AIM OF THE TASK>
Transcribe all of the material exactly. Any picture in it should be left out.

SUPPLIED DATA>

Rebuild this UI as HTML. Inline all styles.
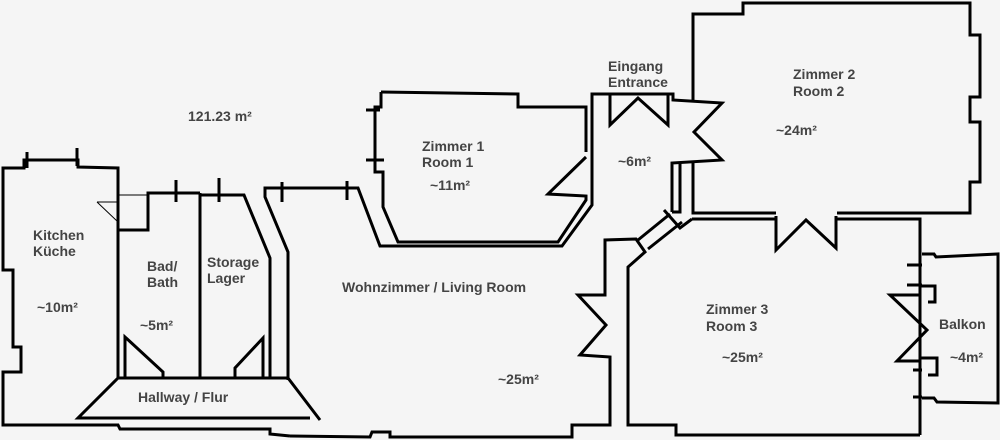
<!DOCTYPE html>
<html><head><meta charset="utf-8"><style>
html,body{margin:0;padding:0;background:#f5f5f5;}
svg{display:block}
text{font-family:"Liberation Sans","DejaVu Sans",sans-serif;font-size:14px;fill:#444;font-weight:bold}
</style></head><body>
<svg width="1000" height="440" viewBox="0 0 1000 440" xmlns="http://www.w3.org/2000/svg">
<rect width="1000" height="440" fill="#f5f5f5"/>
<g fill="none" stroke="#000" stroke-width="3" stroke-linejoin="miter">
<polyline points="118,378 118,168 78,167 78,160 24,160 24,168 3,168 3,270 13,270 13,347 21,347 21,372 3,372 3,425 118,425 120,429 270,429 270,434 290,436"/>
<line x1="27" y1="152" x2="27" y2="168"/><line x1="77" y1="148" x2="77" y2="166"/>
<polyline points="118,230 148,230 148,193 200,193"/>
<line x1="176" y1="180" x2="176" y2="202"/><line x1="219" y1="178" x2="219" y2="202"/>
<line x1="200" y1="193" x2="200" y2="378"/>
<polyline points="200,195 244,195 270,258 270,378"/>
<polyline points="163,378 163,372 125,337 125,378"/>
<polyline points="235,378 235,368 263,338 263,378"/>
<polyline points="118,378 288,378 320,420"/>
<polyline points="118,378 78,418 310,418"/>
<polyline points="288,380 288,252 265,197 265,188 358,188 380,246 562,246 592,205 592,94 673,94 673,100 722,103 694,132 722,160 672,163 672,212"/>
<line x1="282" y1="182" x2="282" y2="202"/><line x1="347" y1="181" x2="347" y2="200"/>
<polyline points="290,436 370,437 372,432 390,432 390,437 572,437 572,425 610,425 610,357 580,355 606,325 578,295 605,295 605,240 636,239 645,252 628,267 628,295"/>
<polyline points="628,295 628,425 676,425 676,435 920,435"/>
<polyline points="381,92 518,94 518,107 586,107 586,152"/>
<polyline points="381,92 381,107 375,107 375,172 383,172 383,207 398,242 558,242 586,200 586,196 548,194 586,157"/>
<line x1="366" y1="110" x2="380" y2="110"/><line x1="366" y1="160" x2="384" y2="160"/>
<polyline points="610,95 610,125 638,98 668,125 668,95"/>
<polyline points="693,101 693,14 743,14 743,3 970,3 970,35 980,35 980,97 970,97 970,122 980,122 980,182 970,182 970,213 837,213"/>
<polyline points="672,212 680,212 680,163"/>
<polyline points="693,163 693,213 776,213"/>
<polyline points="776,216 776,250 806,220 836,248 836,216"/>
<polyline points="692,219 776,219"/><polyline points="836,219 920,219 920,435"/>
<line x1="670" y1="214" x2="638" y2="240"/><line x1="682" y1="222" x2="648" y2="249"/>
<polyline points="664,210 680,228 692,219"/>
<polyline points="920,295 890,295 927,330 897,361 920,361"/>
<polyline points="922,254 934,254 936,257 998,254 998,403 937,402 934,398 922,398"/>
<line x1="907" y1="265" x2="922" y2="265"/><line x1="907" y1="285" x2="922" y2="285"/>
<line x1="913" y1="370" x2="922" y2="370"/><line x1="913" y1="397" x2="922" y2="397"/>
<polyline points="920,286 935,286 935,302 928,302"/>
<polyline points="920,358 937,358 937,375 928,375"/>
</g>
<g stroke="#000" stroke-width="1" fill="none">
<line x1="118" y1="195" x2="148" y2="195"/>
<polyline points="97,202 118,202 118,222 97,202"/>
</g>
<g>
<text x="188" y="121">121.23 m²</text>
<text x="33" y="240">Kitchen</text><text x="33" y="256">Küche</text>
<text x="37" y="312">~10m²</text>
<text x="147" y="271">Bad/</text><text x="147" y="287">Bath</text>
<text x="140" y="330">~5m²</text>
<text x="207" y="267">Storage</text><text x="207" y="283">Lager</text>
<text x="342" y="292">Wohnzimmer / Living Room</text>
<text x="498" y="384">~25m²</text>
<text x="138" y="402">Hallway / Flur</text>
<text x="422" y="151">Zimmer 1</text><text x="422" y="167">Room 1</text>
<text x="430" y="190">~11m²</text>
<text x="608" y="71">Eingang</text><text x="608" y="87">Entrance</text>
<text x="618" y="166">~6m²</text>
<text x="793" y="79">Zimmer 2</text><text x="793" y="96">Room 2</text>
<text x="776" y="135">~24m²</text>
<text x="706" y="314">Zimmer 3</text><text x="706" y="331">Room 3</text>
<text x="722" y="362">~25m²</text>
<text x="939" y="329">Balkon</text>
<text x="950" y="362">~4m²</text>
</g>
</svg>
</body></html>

ANSWER IN FULL>
Rebuild this UI as HTML. Inline all styles.
<!DOCTYPE html>
<html><head><meta charset="utf-8"><style>
html,body{margin:0;padding:0;background:#f5f5f5;}
svg{display:block}
text{font-family:"Liberation Sans","DejaVu Sans",sans-serif;font-size:14px;fill:#444;font-weight:bold}
</style></head><body>
<svg width="1000" height="440" viewBox="0 0 1000 440" xmlns="http://www.w3.org/2000/svg">
<rect width="1000" height="440" fill="#f5f5f5"/>
<g fill="none" stroke="#000" stroke-width="3" stroke-linejoin="miter">
<polyline points="118,378 118,168 78,167 78,160 24,160 24,168 3,168 3,270 13,270 13,347 21,347 21,372 3,372 3,425 118,425 120,429 270,429 270,434 290,436"/>
<line x1="27" y1="152" x2="27" y2="168"/><line x1="77" y1="148" x2="77" y2="166"/>
<polyline points="118,230 148,230 148,193 200,193"/>
<line x1="176" y1="180" x2="176" y2="202"/><line x1="219" y1="178" x2="219" y2="202"/>
<line x1="200" y1="193" x2="200" y2="378"/>
<polyline points="200,195 244,195 270,258 270,378"/>
<polyline points="163,378 163,372 125,337 125,378"/>
<polyline points="235,378 235,368 263,338 263,378"/>
<polyline points="118,378 288,378 320,420"/>
<polyline points="118,378 78,418 310,418"/>
<polyline points="288,380 288,252 265,197 265,188 358,188 380,246 562,246 592,205 592,94 673,94 673,100 722,103 694,132 722,160 672,163 672,212"/>
<line x1="282" y1="182" x2="282" y2="202"/><line x1="347" y1="181" x2="347" y2="200"/>
<polyline points="290,436 370,437 372,432 390,432 390,437 572,437 572,425 610,425 610,357 580,355 606,325 578,295 605,295 605,240 636,239 645,252 628,267 628,295"/>
<polyline points="628,295 628,425 676,425 676,435 920,435"/>
<polyline points="381,92 518,94 518,107 586,107 586,152"/>
<polyline points="381,92 381,107 375,107 375,172 383,172 383,207 398,242 558,242 586,200 586,196 548,194 586,157"/>
<line x1="366" y1="110" x2="380" y2="110"/><line x1="366" y1="160" x2="384" y2="160"/>
<polyline points="610,95 610,125 638,98 668,125 668,95"/>
<polyline points="693,101 693,14 743,14 743,3 970,3 970,35 980,35 980,97 970,97 970,122 980,122 980,182 970,182 970,213 837,213"/>
<polyline points="672,212 680,212 680,163"/>
<polyline points="693,163 693,213 776,213"/>
<polyline points="776,216 776,250 806,220 836,248 836,216"/>
<polyline points="692,219 776,219"/><polyline points="836,219 920,219 920,435"/>
<line x1="670" y1="214" x2="638" y2="240"/><line x1="682" y1="222" x2="648" y2="249"/>
<polyline points="664,210 680,228 692,219"/>
<polyline points="920,295 890,295 927,330 897,361 920,361"/>
<polyline points="922,254 934,254 936,257 998,254 998,403 937,402 934,398 922,398"/>
<line x1="907" y1="265" x2="922" y2="265"/><line x1="907" y1="285" x2="922" y2="285"/>
<line x1="913" y1="370" x2="922" y2="370"/><line x1="913" y1="397" x2="922" y2="397"/>
<polyline points="920,286 935,286 935,302 928,302"/>
<polyline points="920,358 937,358 937,375 928,375"/>
</g>
<g stroke="#000" stroke-width="1" fill="none">
<line x1="118" y1="195" x2="148" y2="195"/>
<polyline points="97,202 118,202 118,222 97,202"/>
</g>
<g>
<text x="188" y="121">121.23 m²</text>
<text x="33" y="240">Kitchen</text><text x="33" y="256">Küche</text>
<text x="37" y="312">~10m²</text>
<text x="147" y="271">Bad/</text><text x="147" y="287">Bath</text>
<text x="140" y="330">~5m²</text>
<text x="207" y="267">Storage</text><text x="207" y="283">Lager</text>
<text x="342" y="292">Wohnzimmer / Living Room</text>
<text x="498" y="384">~25m²</text>
<text x="138" y="402">Hallway / Flur</text>
<text x="422" y="151">Zimmer 1</text><text x="422" y="167">Room 1</text>
<text x="430" y="190">~11m²</text>
<text x="608" y="71">Eingang</text><text x="608" y="87">Entrance</text>
<text x="618" y="166">~6m²</text>
<text x="793" y="79">Zimmer 2</text><text x="793" y="96">Room 2</text>
<text x="776" y="135">~24m²</text>
<text x="706" y="314">Zimmer 3</text><text x="706" y="331">Room 3</text>
<text x="722" y="362">~25m²</text>
<text x="939" y="329">Balkon</text>
<text x="950" y="362">~4m²</text>
</g>
</svg>
</body></html>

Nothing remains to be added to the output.